Bloom Filters

What are bloom filters?

Bloom filters are used all of the time. Ever wonder why data structures such as hashmaps and hashsets maintain an O(1) search time? The fast search time is enabled by bloom filters.

Bloom filters provide an easy way to determine whether an item is contained in the set. Bloom filters make use of hash functions to get this done.

Bloom Filters:

Creating the Bloom Filter

A bloom filter is made up of a bunch of bits (0 or 1). 1 represents that that item is present, and 0 means the item isn’t present. To build the bloom filter, every value will be passed into a hash function. A hash function will take anything and turn it into a number. The bit with the same number as the value outputted from the hash function will be switched on.

 

The hash function must be deterministic, meaning that if the same input is passed through, the function will always return the same thing.

When a value is requested, it will be passed through the hash function. The bit with the same value as the hash function will be checked. If the bit is on, then it is present. For Python users, the mmh3 hash function will work well for bloom filters. It also provides functionality, which will be useful later.

Hash Collisions:

It is possible that a hash collision can occur, causing an issue. A hash collision is when two different inputs both produce the same result from the hash function. This can cause confusion. As adding one value will also add another unwanted value by accident because they are both controlled by the same bit,

 

This is counteracted by having multiple hash functions. A value will be passed through all the hash functions, and all of the bits will be flipped on. When the item is queried, it will return multiple values from the hash functions. Then, the program will check if all the lights are flipped.

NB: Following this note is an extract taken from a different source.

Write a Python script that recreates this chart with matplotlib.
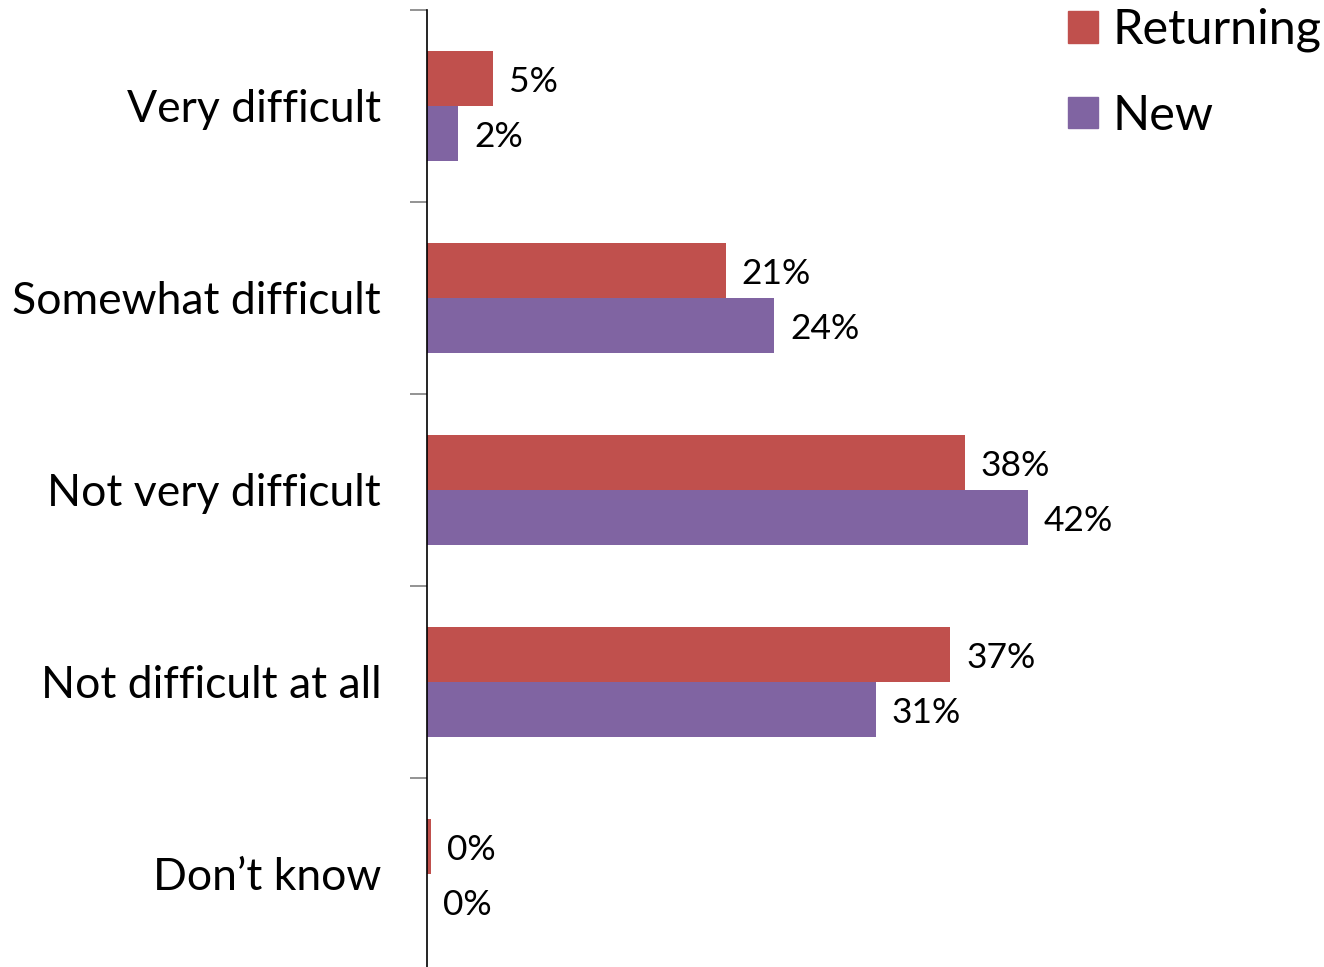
import matplotlib
matplotlib.use("Agg")
import matplotlib.pyplot as plt
import numpy as np
from matplotlib.patches import Patch

categories = ["Very difficult", "Somewhat difficult", "Not very difficult", "Not difficult at all", "Don\u2019t know"]
series_names = ["Returning", "New"]
returning = [4.6, 20.9, 37.6, 36.6, 0.3]
new = [2.2, 24.3, 42.0, 31.4, 0.0]
colors = ["#C0504D", "#8064A2"]

plt.rcParams['font.family'] = ['Lato', 'DejaVu Sans']

W, H = 1324, 967
fig = plt.figure(figsize=(W / 100, H / 100), dpi=100)
ax = fig.add_axes([427 / W, -3 / H, (W - 427) / W, 960 / H])

n = len(categories)
y = np.arange(n)
bh = 0.285
ax.barh(y - bh / 2, returning, height=bh, color=colors[0], label=series_names[0])
ax.barh(y + bh / 2, new, height=bh, color=colors[1], label=series_names[1])

for vals, off in ((returning, -bh / 2), (new, bh / 2)):
    for yi, v in zip(y, vals):
        ax.text(v + 1.1, yi + off + 0.018, f"{v:.0f}%", va="center", ha="left", fontsize=25.5)

ax.set_ylim(n - 0.5, -0.5)
ax.set_xlim(0, (W - 427) / 14.3)
ax.set_yticks(np.arange(n + 1) - 0.5)
ax.set_yticklabels([])
ax.set_yticks(y, minor=True)
ax.set_yticklabels(categories, minor=True, fontsize=32)
ax.tick_params(axis="y", which="major", direction="out", length=12, width=1.2, color="#808080")
ax.tick_params(axis="y", which="minor", length=0, pad=33)
ax.set_xticks([])
for s in ("top", "right", "bottom"):
    ax.spines[s].set_visible(False)
ax.spines["left"].set_color("black")
ax.spines["left"].set_linewidth(1.2)

handles = [Patch(color=c, label=l) for c, l in zip(colors, series_names)]
fig.legend(handles=handles, loc="upper left", bbox_to_anchor=(1063 / W, 1.0 - 3 / H), frameon=False,
           fontsize=35, handlelength=0.62, handleheight=0.62, handletextpad=0.3, labelspacing=0.85,
           borderaxespad=0, borderpad=0.1)

fig.savefig("out.png", dpi=100)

As mentioned, the mmh3 hash function also has different seeds. If different values are given as seeds, the hash functions will produce different values.

Deletions:

Deleting the bloom filter is a little more complicated. It is not as simple as just switching the bits that a certain item hashes to. There might be multiple different items based on that bit. So, an accompanying data structure like a hashtable might be needed to maintain how many items rely on that bit. For every value that the item hashes, lower the values in the hashtable by 1. If no value relies on the bit, then flipping the bit is now allowed without any issues.